Perplexity appears to be preparing a digest experience for its Computer agent, with recent builds showing a redesigned page that is currently empty but is wired to populate with daily updates pulled from a range of sources. The shell is in place ahead of the content, which suggests the feature is still being assembled rather than nearing a public switch-on.
Alongside the page is a fresh settings tab dedicated to the digest, letting users shape what they see and govern which connectors feed it. The roster spans everyday office tooling, such as email and cloud drives, through to developer-leaning services like Linear, GitHub, and Notion, a mix suggesting Perplexity wants the briefing to draw from both inbox chatter and active project work.
Memory looks set to play a central role. The company has been reworking its recall layer toward a knowledge-based structure reminiscent of the file-driven, categorized stores that always-on agents like OpenClaw and Hermes rely on, where separate documents hold distinct slices of context. Insights surfaced from that memory would be folded into each digest, giving the summary a personal cast rather than a generic news roll.
One capability tagged “coming soon” is the option to route the digest to Slack, an obvious draw for teams and anyone leaning on Perplexity at work, and a natural extension of Computer’s existing Slack presence, which already answers DMs and runs scheduled workflows.
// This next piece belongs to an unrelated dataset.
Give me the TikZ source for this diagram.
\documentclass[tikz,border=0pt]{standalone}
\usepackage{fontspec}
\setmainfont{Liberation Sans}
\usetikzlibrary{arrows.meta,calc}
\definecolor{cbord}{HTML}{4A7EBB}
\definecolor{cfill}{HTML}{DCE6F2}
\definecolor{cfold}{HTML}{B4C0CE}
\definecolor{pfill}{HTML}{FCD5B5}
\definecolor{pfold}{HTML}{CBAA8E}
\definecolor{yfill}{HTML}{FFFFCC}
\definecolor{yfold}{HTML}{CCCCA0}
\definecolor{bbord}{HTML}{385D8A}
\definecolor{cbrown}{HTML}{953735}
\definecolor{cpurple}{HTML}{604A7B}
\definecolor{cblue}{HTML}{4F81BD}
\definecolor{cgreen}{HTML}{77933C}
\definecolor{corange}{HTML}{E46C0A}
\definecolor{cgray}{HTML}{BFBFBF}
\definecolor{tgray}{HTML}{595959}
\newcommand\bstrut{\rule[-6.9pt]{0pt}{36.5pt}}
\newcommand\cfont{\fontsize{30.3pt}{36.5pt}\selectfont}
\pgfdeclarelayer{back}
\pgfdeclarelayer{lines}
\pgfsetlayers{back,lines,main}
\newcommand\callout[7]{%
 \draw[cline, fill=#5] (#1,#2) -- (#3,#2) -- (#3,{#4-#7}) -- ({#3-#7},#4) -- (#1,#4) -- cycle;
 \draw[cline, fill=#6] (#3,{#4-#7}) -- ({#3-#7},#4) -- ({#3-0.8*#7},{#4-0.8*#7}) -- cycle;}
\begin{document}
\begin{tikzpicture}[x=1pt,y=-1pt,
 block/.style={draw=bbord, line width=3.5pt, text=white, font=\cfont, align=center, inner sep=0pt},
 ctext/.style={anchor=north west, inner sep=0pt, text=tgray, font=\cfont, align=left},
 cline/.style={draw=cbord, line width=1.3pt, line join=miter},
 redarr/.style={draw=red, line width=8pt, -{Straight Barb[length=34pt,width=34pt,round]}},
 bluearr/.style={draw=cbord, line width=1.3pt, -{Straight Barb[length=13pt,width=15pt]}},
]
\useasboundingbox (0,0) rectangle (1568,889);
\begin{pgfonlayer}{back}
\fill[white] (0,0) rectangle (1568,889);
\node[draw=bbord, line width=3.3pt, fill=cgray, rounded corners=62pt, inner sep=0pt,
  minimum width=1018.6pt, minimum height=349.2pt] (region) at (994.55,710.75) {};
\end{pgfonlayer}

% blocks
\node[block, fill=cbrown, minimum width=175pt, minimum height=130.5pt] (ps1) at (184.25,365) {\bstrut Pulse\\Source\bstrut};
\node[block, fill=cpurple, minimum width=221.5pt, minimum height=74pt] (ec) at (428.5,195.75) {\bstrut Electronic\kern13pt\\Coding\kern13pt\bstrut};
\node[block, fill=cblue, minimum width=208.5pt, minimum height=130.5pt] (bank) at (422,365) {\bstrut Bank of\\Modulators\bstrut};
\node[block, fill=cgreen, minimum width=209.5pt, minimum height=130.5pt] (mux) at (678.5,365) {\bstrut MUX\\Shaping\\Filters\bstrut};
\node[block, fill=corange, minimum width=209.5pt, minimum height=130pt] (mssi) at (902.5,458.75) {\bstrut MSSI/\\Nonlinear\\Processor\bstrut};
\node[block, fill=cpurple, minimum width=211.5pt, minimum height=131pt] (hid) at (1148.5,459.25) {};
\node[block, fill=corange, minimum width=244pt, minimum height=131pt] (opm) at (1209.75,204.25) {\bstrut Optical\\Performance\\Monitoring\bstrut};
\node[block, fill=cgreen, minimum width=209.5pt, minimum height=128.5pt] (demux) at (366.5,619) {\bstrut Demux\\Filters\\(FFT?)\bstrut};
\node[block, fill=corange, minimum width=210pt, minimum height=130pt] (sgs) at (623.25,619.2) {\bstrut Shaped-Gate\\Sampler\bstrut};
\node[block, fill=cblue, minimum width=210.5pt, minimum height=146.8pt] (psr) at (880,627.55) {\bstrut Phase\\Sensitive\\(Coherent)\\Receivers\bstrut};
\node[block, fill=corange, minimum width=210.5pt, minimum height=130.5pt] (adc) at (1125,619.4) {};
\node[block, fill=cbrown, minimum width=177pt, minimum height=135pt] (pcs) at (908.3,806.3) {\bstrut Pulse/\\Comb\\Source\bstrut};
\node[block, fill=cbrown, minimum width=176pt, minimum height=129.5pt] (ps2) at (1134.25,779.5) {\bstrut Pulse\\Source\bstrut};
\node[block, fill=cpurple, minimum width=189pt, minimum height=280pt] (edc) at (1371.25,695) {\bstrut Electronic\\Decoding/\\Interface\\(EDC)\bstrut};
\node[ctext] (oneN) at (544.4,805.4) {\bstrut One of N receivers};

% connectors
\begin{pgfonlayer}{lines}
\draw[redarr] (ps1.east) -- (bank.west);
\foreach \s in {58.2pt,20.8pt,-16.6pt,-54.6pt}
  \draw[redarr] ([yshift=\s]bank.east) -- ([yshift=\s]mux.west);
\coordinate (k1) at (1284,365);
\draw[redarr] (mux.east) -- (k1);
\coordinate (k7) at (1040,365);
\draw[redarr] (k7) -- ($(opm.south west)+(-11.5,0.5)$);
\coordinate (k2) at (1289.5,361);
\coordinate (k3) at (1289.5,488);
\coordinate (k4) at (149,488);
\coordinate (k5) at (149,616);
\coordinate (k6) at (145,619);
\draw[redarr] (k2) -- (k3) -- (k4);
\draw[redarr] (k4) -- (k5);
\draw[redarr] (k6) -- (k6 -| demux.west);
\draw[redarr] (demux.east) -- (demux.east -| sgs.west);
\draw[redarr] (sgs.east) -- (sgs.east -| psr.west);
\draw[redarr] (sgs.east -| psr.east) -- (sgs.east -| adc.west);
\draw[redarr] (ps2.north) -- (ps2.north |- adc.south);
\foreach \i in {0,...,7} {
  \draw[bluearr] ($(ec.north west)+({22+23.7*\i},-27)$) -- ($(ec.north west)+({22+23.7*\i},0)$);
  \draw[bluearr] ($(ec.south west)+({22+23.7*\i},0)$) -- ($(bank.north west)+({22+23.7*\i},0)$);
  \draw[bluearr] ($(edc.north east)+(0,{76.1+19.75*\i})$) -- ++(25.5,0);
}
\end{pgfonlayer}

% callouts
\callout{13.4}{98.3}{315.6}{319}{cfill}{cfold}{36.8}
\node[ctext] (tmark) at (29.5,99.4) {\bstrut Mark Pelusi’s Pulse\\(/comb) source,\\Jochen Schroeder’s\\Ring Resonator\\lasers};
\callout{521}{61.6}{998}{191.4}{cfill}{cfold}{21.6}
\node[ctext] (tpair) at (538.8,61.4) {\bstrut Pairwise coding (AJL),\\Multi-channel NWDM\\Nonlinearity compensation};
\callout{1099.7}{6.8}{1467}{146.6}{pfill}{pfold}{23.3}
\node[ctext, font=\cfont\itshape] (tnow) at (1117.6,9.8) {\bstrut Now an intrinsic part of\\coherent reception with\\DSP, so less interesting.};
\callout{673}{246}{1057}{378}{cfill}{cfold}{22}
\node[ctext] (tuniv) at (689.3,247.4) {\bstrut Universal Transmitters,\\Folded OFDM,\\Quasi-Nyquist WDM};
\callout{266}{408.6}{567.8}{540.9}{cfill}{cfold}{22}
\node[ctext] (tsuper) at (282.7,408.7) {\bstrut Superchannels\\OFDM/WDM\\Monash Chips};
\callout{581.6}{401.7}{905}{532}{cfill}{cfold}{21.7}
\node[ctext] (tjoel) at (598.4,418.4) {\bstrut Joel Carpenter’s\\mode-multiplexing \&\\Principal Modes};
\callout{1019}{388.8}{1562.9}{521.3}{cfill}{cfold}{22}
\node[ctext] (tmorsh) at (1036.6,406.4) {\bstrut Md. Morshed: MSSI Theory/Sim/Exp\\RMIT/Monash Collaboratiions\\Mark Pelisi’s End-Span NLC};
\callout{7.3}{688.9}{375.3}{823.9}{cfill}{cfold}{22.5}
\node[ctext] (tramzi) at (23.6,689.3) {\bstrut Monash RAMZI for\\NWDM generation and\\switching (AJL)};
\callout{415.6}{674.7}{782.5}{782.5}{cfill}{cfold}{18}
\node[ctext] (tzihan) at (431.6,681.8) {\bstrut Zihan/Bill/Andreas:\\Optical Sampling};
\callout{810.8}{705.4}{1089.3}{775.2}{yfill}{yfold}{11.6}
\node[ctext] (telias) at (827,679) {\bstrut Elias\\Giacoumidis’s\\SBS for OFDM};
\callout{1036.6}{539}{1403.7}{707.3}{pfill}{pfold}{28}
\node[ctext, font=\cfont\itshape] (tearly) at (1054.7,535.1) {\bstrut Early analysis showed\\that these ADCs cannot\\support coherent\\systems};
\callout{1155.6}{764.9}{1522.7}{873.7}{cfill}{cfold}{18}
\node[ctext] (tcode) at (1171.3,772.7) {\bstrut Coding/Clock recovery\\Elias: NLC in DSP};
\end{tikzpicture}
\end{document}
No firm date has emerged, though the work has reached production testing, which usually means word lands within weeks. Because the digest leans on Perplexity Computer and its credit-metered compute, the likeliest home is the Max tier; Pro access feels less certain, given Computer’s wider rollout, but that remains speculation for now. Taken together, the moves push Computer further toward an ambient briefing layer that watches your tools, remembers your context, and reports back on a schedule.